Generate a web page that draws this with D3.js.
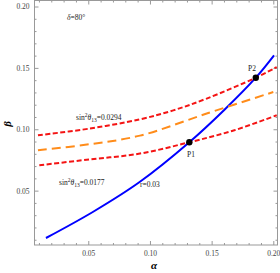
<!DOCTYPE html>
<html>
<head>
<meta charset="utf-8">
<script src="https://cdn.jsdelivr.net/npm/d3@7"></script>
<style>
  body { margin: 0; background: #fff; }
  svg { display: block; }
  .tk text { font-family: "Liberation Serif", serif; font-size: 7.5px; fill: #444; }
  .note { font-family: "Liberation Serif", serif; font-size: 7.5px; fill: #222; }
</style>
</head>
<body>
<svg id="chart" width="280" height="273"></svg>
<script>
// curves: [alpha, beta]
var rLine = [[0.0157,0.0114],[0.054,0.0328],[0.0919,0.0572],[0.1319,0.0894],[0.16,0.1155],[0.1858,0.142],[0.2006,0.1602]];
var upperS13 = [[0.0092,0.0951],[0.0514,0.1006],[0.0919,0.1081],[0.1189,0.1154],[0.146,0.125],[0.1858,0.142],[0.2028,0.1507]];
var midS13 = [[0.0092,0.0829],[0.051,0.0878],[0.0919,0.0948],[0.146,0.1128],[0.2,0.1303]];
var lowerS13 = [[0.0103,0.0707],[0.051,0.0754],[0.0919,0.0802],[0.1319,0.0894],[0.1684,0.0992],[0.2028,0.1114]];
var points = [{name:"P1", a:0.1319, b:0.0894}, {name:"P2", a:0.1858, b:0.142}];
var majorTicks = [0.05, 0.10, 0.15, 0.20];
var minorTicks = d3.range(1, 21).map(function(d){ return d/100; });

var svg = d3.select("#chart");

var fLeft = 34.5, fRight = 277.5, fTop = 0.5, fBottom = 245;

var x = d3.scaleLinear().domain([0.0064, 0.2034]).range([fLeft, fRight]);
var y = d3.scaleLinear().domain([0.0057, 0.2049]).range([fBottom, fTop]);

var xMinor = minorTicks.filter(d => d > x.domain()[0] && d < x.domain()[1] && majorTicks.indexOf(d) < 0);
var yMinor = minorTicks.filter(d => d > y.domain()[0] && d < y.domain()[1] && majorTicks.indexOf(d) < 0);

// frame
svg.append("rect")
  .attr("x", fLeft).attr("y", fTop)
  .attr("width", fRight-fLeft).attr("height", fBottom-fTop)
  .attr("fill", "none").attr("stroke", "#999").attr("stroke-width", 1);

function ticks(axis, vals, size, labels){
  return axis.tickValues(vals).tickSizeInner(size).tickSizeOuter(0)
    .tickFormat(labels ? d3.format(".2f") : "");
}

// minor ticks, then major ticks (inward); labels only bottom and left
svg.append("g").attr("class","tk").attr("transform","translate(0,"+fBottom+")").call(ticks(d3.axisBottom(x), xMinor, -2, false));
var xAxisG = svg.append("g").attr("class","tk").attr("transform","translate(0,"+fBottom+")").call(ticks(d3.axisBottom(x), majorTicks, -4, true));
svg.append("g").attr("class","tk").attr("transform","translate(0,"+fTop+")").call(ticks(d3.axisTop(x), xMinor, -2, false));
svg.append("g").attr("class","tk").attr("transform","translate(0,"+fTop+")").call(ticks(d3.axisTop(x), majorTicks, -4, false));

svg.append("g").attr("class","tk").attr("transform","translate("+fLeft+",0)").call(ticks(d3.axisLeft(y), yMinor, -2, false));
var yAxisG = svg.append("g").attr("class","tk").attr("transform","translate("+fLeft+",0)").call(ticks(d3.axisLeft(y), majorTicks, -4, true));
svg.append("g").attr("class","tk").attr("transform","translate("+fRight+",0)").call(ticks(d3.axisRight(y), yMinor, -2, false));
svg.append("g").attr("class","tk").attr("transform","translate("+fRight+",0)").call(ticks(d3.axisRight(y), majorTicks, -4, false));

svg.selectAll(".tk .domain").remove();
svg.selectAll(".tk line").attr("stroke", "#999");
xAxisG.selectAll("text").attr("y", 6);
yAxisG.selectAll("text").attr("x", -5);

// curves
var line = d3.line().x(d => x(d[0])).y(d => y(d[1])).curve(d3.curveCatmullRom);

svg.append("path").datum(rLine).attr("d", line)
  .attr("fill","none").attr("stroke","#0000ff").attr("stroke-width",2);
svg.append("path").datum(upperS13).attr("d", line)
  .attr("fill","none").attr("stroke","#f41414").attr("stroke-width",2).attr("stroke-dasharray","5,2.5");
svg.append("path").datum(lowerS13).attr("d", line)
  .attr("fill","none").attr("stroke","#f41414").attr("stroke-width",2).attr("stroke-dasharray","5,2.5");
svg.append("path").datum(midS13).attr("d", line)
  .attr("fill","none").attr("stroke","#ff8c1a").attr("stroke-width",2).attr("stroke-dasharray","9,5");

svg.selectAll(".pt").data(points).enter().append("circle")
  .attr("class","pt")
  .attr("cx", d => x(d.a)).attr("cy", d => y(d.b)).attr("r", 3.2)
  .attr("fill","#000");

// annotations
svg.append("text").attr("class","note").attr("x",187).attr("y",157).text("P1");
svg.append("text").attr("class","note").attr("x",248).attr("y",71).text("P2");
svg.append("text").attr("class","note").attr("x",140).attr("y",187).text("r=0.03");

var t1 = svg.append("text").attr("class","note").attr("x",76).attr("y",120);
t1.append("tspan").text("sin");
t1.append("tspan").attr("dy",-3).attr("font-size","5.5px").text("2");
t1.append("tspan").attr("dy",3).attr("font-style","italic").text("θ");
t1.append("tspan").attr("dy",1.5).attr("font-size","5.5px").text("13");
t1.append("tspan").attr("dy",-1.5).text("=0.0294");

var t2 = svg.append("text").attr("class","note").attr("x",59).attr("y",185);
t2.append("tspan").text("sin");
t2.append("tspan").attr("dy",-3).attr("font-size","5.5px").text("2");
t2.append("tspan").attr("dy",3).attr("font-style","italic").text("θ");
t2.append("tspan").attr("dy",1.5).attr("font-size","5.5px").text("13");
t2.append("tspan").attr("dy",-1.5).text("=0.0177");

var t3 = svg.append("text").attr("class","note").attr("x",67).attr("y",20);
t3.append("tspan").attr("font-style","italic").text("δ");
t3.append("tspan").text("=80°");

// axis titles
svg.append("text").attr("x",154).attr("y",269)
  .attr("text-anchor","middle")
  .style("font-family","Liberation Serif, serif").style("font-size","11px")
  .style("font-style","italic").style("font-weight","bold").text("α");
svg.append("text").attr("transform","translate(11,124) rotate(-90)")
  .attr("text-anchor","middle")
  .style("font-family","Liberation Serif, serif").style("font-size","11px")
  .style("font-style","italic").style("font-weight","bold").text("β");
</script>
</body>
</html>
_ _ _ _ _
**WORK TO COMPLETE**
All of the material above is to be copied exactly, except for its images.

**FINAL RESULT**
Generate a web page that draws this with D3.js.
<!DOCTYPE html>
<html>
<head>
<meta charset="utf-8">
<script src="https://cdn.jsdelivr.net/npm/d3@7"></script>
<style>
  body { margin: 0; background: #fff; }
  svg { display: block; }
  .tk text { font-family: "Liberation Serif", serif; font-size: 7.5px; fill: #444; }
  .note { font-family: "Liberation Serif", serif; font-size: 7.5px; fill: #222; }
</style>
</head>
<body>
<svg id="chart" width="280" height="273"></svg>
<script>
// curves: [alpha, beta]
var rLine = [[0.0157,0.0114],[0.054,0.0328],[0.0919,0.0572],[0.1319,0.0894],[0.16,0.1155],[0.1858,0.142],[0.2006,0.1602]];
var upperS13 = [[0.0092,0.0951],[0.0514,0.1006],[0.0919,0.1081],[0.1189,0.1154],[0.146,0.125],[0.1858,0.142],[0.2028,0.1507]];
var midS13 = [[0.0092,0.0829],[0.051,0.0878],[0.0919,0.0948],[0.146,0.1128],[0.2,0.1303]];
var lowerS13 = [[0.0103,0.0707],[0.051,0.0754],[0.0919,0.0802],[0.1319,0.0894],[0.1684,0.0992],[0.2028,0.1114]];
var points = [{name:"P1", a:0.1319, b:0.0894}, {name:"P2", a:0.1858, b:0.142}];
var majorTicks = [0.05, 0.10, 0.15, 0.20];
var minorTicks = d3.range(1, 21).map(function(d){ return d/100; });

var svg = d3.select("#chart");

var fLeft = 34.5, fRight = 277.5, fTop = 0.5, fBottom = 245;

var x = d3.scaleLinear().domain([0.0064, 0.2034]).range([fLeft, fRight]);
var y = d3.scaleLinear().domain([0.0057, 0.2049]).range([fBottom, fTop]);

var xMinor = minorTicks.filter(d => d > x.domain()[0] && d < x.domain()[1] && majorTicks.indexOf(d) < 0);
var yMinor = minorTicks.filter(d => d > y.domain()[0] && d < y.domain()[1] && majorTicks.indexOf(d) < 0);

// frame
svg.append("rect")
  .attr("x", fLeft).attr("y", fTop)
  .attr("width", fRight-fLeft).attr("height", fBottom-fTop)
  .attr("fill", "none").attr("stroke", "#999").attr("stroke-width", 1);

function ticks(axis, vals, size, labels){
  return axis.tickValues(vals).tickSizeInner(size).tickSizeOuter(0)
    .tickFormat(labels ? d3.format(".2f") : "");
}

// minor ticks, then major ticks (inward); labels only bottom and left
svg.append("g").attr("class","tk").attr("transform","translate(0,"+fBottom+")").call(ticks(d3.axisBottom(x), xMinor, -2, false));
var xAxisG = svg.append("g").attr("class","tk").attr("transform","translate(0,"+fBottom+")").call(ticks(d3.axisBottom(x), majorTicks, -4, true));
svg.append("g").attr("class","tk").attr("transform","translate(0,"+fTop+")").call(ticks(d3.axisTop(x), xMinor, -2, false));
svg.append("g").attr("class","tk").attr("transform","translate(0,"+fTop+")").call(ticks(d3.axisTop(x), majorTicks, -4, false));

svg.append("g").attr("class","tk").attr("transform","translate("+fLeft+",0)").call(ticks(d3.axisLeft(y), yMinor, -2, false));
var yAxisG = svg.append("g").attr("class","tk").attr("transform","translate("+fLeft+",0)").call(ticks(d3.axisLeft(y), majorTicks, -4, true));
svg.append("g").attr("class","tk").attr("transform","translate("+fRight+",0)").call(ticks(d3.axisRight(y), yMinor, -2, false));
svg.append("g").attr("class","tk").attr("transform","translate("+fRight+",0)").call(ticks(d3.axisRight(y), majorTicks, -4, false));

svg.selectAll(".tk .domain").remove();
svg.selectAll(".tk line").attr("stroke", "#999");
xAxisG.selectAll("text").attr("y", 6);
yAxisG.selectAll("text").attr("x", -5);

// curves
var line = d3.line().x(d => x(d[0])).y(d => y(d[1])).curve(d3.curveCatmullRom);

svg.append("path").datum(rLine).attr("d", line)
  .attr("fill","none").attr("stroke","#0000ff").attr("stroke-width",2);
svg.append("path").datum(upperS13).attr("d", line)
  .attr("fill","none").attr("stroke","#f41414").attr("stroke-width",2).attr("stroke-dasharray","5,2.5");
svg.append("path").datum(lowerS13).attr("d", line)
  .attr("fill","none").attr("stroke","#f41414").attr("stroke-width",2).attr("stroke-dasharray","5,2.5");
svg.append("path").datum(midS13).attr("d", line)
  .attr("fill","none").attr("stroke","#ff8c1a").attr("stroke-width",2).attr("stroke-dasharray","9,5");

svg.selectAll(".pt").data(points).enter().append("circle")
  .attr("class","pt")
  .attr("cx", d => x(d.a)).attr("cy", d => y(d.b)).attr("r", 3.2)
  .attr("fill","#000");

// annotations
svg.append("text").attr("class","note").attr("x",187).attr("y",157).text("P1");
svg.append("text").attr("class","note").attr("x",248).attr("y",71).text("P2");
svg.append("text").attr("class","note").attr("x",140).attr("y",187).text("r=0.03");

var t1 = svg.append("text").attr("class","note").attr("x",76).attr("y",120);
t1.append("tspan").text("sin");
t1.append("tspan").attr("dy",-3).attr("font-size","5.5px").text("2");
t1.append("tspan").attr("dy",3).attr("font-style","italic").text("θ");
t1.append("tspan").attr("dy",1.5).attr("font-size","5.5px").text("13");
t1.append("tspan").attr("dy",-1.5).text("=0.0294");

var t2 = svg.append("text").attr("class","note").attr("x",59).attr("y",185);
t2.append("tspan").text("sin");
t2.append("tspan").attr("dy",-3).attr("font-size","5.5px").text("2");
t2.append("tspan").attr("dy",3).attr("font-style","italic").text("θ");
t2.append("tspan").attr("dy",1.5).attr("font-size","5.5px").text("13");
t2.append("tspan").attr("dy",-1.5).text("=0.0177");

var t3 = svg.append("text").attr("class","note").attr("x",67).attr("y",20);
t3.append("tspan").attr("font-style","italic").text("δ");
t3.append("tspan").text("=80°");

// axis titles
svg.append("text").attr("x",154).attr("y",269)
  .attr("text-anchor","middle")
  .style("font-family","Liberation Serif, serif").style("font-size","11px")
  .style("font-style","italic").style("font-weight","bold").text("α");
svg.append("text").attr("transform","translate(11,124) rotate(-90)")
  .attr("text-anchor","middle")
  .style("font-family","Liberation Serif, serif").style("font-size","11px")
  .style("font-style","italic").style("font-weight","bold").text("β");
</script>
</body>
</html>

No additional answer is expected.